Wales Arts Review to present ‘A Fictional Map of Wales’ at Dinefwr Festival 2014

After a fallow year the Dinefwr Festival of Literature returns in 2014, boasting a vibrant line-up that includes everyone from Gruff Rhys, Cate le Bon, Charlotte Church and Cynan Jones, to Jon Gower, Viv Albertine and Jeremy Hardy. Wales Arts Review is delighted to announce that we will also be at the festival, bringing our on-going short story project A Fictional Map of Wales to Dinefwr 2014.

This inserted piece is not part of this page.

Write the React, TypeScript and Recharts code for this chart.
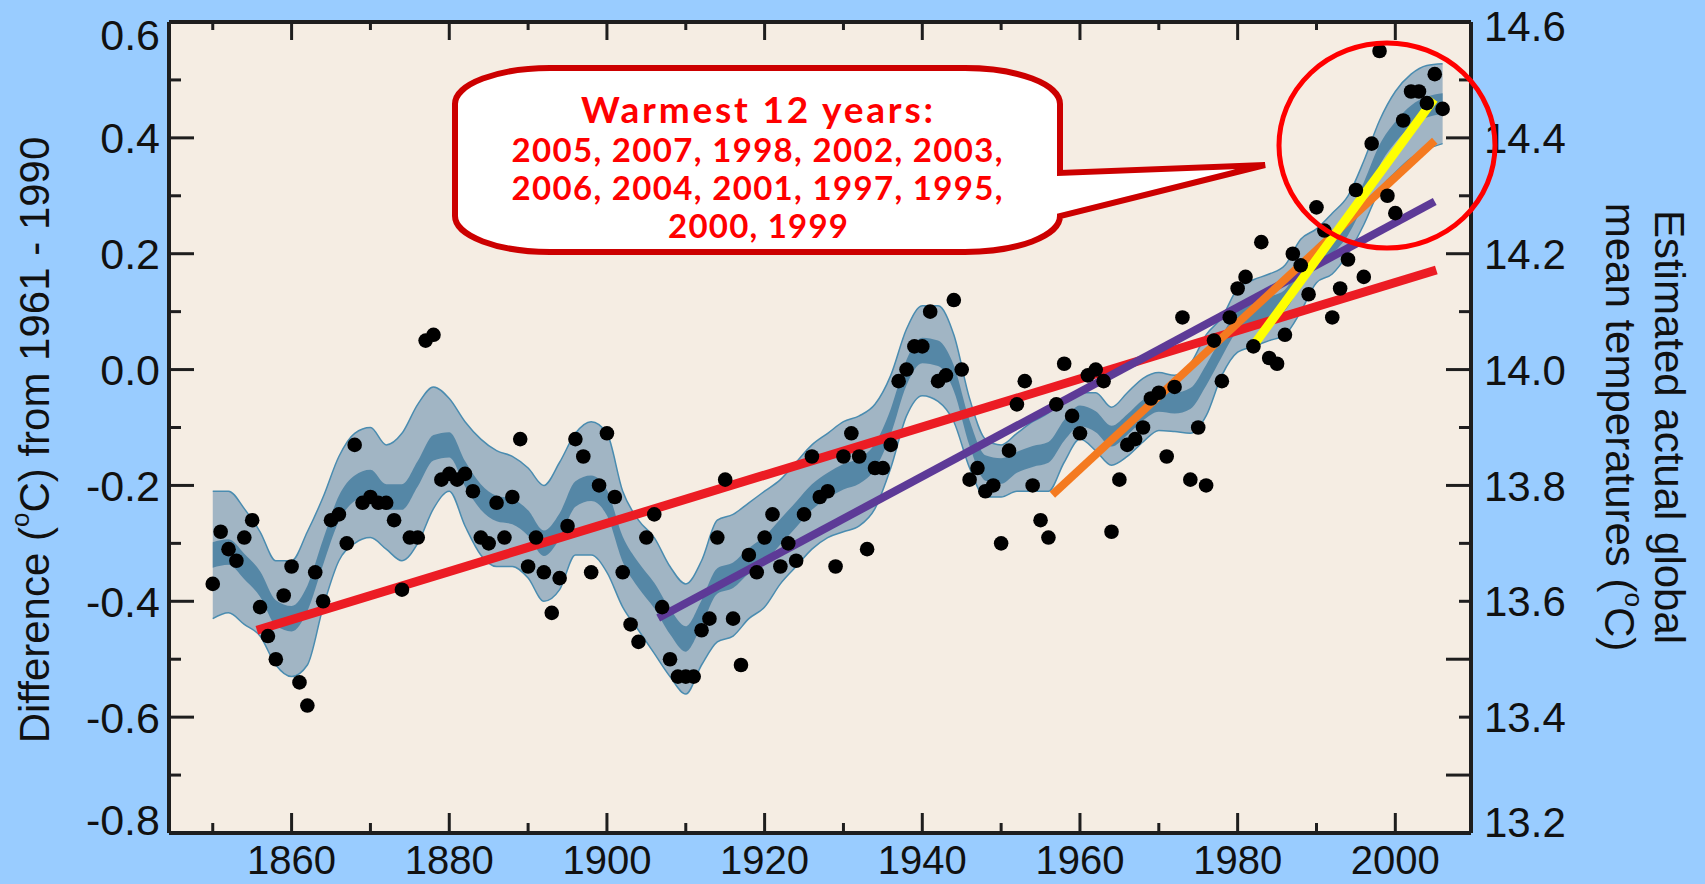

Three of Wales’ most exciting contemporary writers, Rachel Trezise (winner of the 2006 Dylan Thomas Prize), Rhian Edwards (winner of 2013 Wales Book of the Year) and Tyler Keevil (shortlisted for the 2011 Not the Booker Prize), will each read their specially commissioned (in association with the Rhys Davies Trust) Fictional Map short stories at the festival. These are fictions that are marked in equal measure both by their humour and by their seriousness; but above all they are works that are marked by their qualities of insight and perception; offering an ever-shifting impression of what it is truly like to live in 21st century Wales. The readings will take place in unique and beautiful locations in and around Dinefwr’s Newton House and will give festival-goers the opportunity to hear some of our best loved writers read these often startling pieces of fiction up close and in their entirety.

To celebrate this exciting news, Wales Arts Review caught up with Rachel Trezise to find out her thoughts on her Fictional Map short story, ‘The Abergorki Long Veg. Growing Society’, Dinefwr 2014 and what the rest of the year holds in store for her. See next fortnight’s issue for a full preview of Dinefwr 2014 (including interviews with our other Fictional Map readers, Rhian Edwards and Tyler Keevil).

Wales Arts Review: Hello, Rachel. You’re going to be reading ‘The Abergorki Long Veg. Growing Society’ for us at Dinefwr 2014. Do you think that you could tell us a little bit about what to expect from the story?

Rachel Trezise: When Wales Art Review asked me to write a map story the obvious place to set it was in my hometown of Treorchy but I named this particular Treorchy after its colliery; ‘Abergorki’ opened in 1859, meaning the story assumes that Treorchy only came into being at the industrial age. The reason for that is that I wanted to focus quite heavily on what it means to be a man in a post-industrial landscape where male voices, quite literally in the case of Treorchy Male Voice choir, have been dominant, but which is now suffering from mass unemployment and huge shifts in attitude and culture. The protagonist in the story, Sel, has been made redundant from his position at the local seatbelt factory and we’re invited to see the impact this unfamiliar situation has on his self-assurance and behaviour – a kind of tragic comedy of errors.

You’ve been busy lately with the publication of your new short story collection, Cosmic Latte, as well as the production of your first play, Tonypandemonium (which won the People’s Prize at the Theatre Critics of Wales Awards). What’s next in the pipeline? Is there another book on the way?

The Tonypandemonium script is about to be published by Parthian and also later by Methuen in an anthology of six contemporary Welsh plays. I’m working on a novel and a third short story collection, and a new play, all of which is being sent towards the back-burner because of the various and brilliant opportunities I’ve been offered this year. Through June I’ll be busy judging a brand new category of the Rhys Davies Short Story Competition, for writers under the age of 21, as well as teaching a master-class in the short story at the Cork International Short Story Festival in September. In August I’ll be at The Melbourne Writer’s Festival with writer John Williams and musicians Richard James and Gareth Bonello to celebrate the Dylan Thomas centenary with a one off music/literature event and collaboration with as yet unnamed Australian writers based on a Dylan Thomas poem.

Dinefwr’s got a great line-up this year. Are you going to get a chance to catch any of the other acts yourself? And if so, are there any that you’re particularly looking forward to seeing?

Obviously I’m looking forward to seeing Tyler Keevil, Carly Holmes, Dan Tyte and Rhian Edwards, my fellow collaborators in Rarebit: New Welsh Fiction. I’ll try to catch the wonderful Helen Dunmore, author of one of the first books I ever read. And of course Charlotte Church because she rocks.